A study from the University of Pennsylvania last year found that nearly one in 10 backed Kickstarter projects fail to deliver their rewards. What’s more, eight percent of dollars pledged went to failed campaigns.
It’s no wonder, then, that crowdfunding platforms in general are often viewed in a negative connotation. What usually goes unseen, however, is the amount of good that these platforms deliver outside of campaigns.
A new study (also from the University of Pennsylvania) found that Kickstarter has played a role in the creation of 8,800 new companies and non-profits which have generated 29,600 full-time creative careers and 283,000 part-time gigs to help bring projects to life. What’s more, Kickstarter has helped generate more than $5.3 billion in direct economic impact for creators and their communities.
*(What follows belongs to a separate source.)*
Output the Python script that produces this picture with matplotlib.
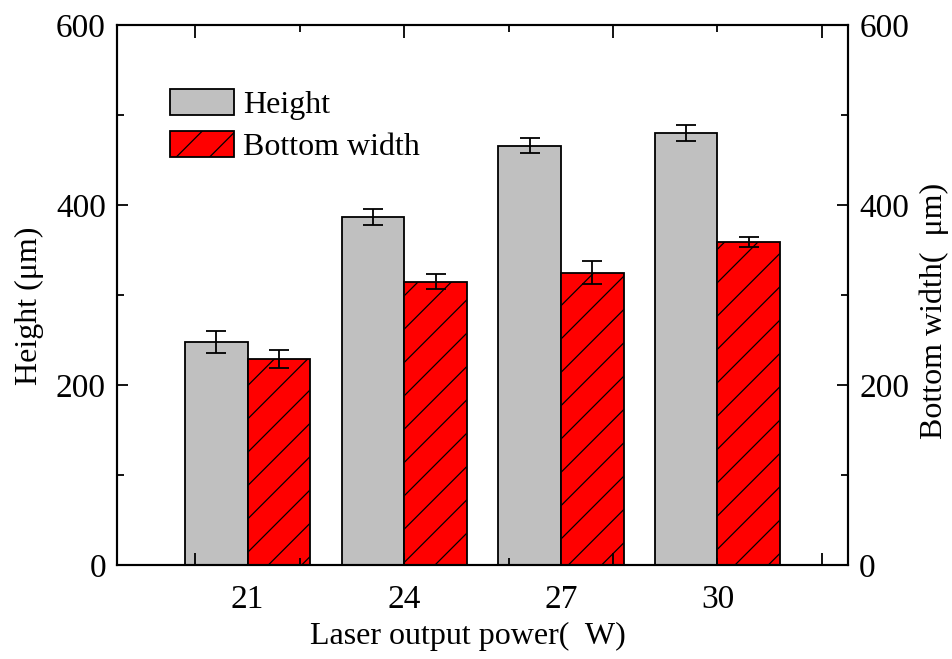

Digging deeper, the study found that for every 1,000 successful Kickstarter projects, 82 full-time jobs emerge. Among creators, 37 percent said their project helped them advance their careers while 19 percent found a new job opportunity as a result of their project.
It’s not just small startups, either, as Kickstarter served as the launching pad for major companies including Palmer Lucky’s Oculus VR (now owned by Facebook) and Eric Migicovsky’s Pebble Technology that’s largely credited with jumpstarting the modern smartwatch movement.
All things considered, the study notes that 82 percent of the organizations created through Kickstarter continue to operate to this day.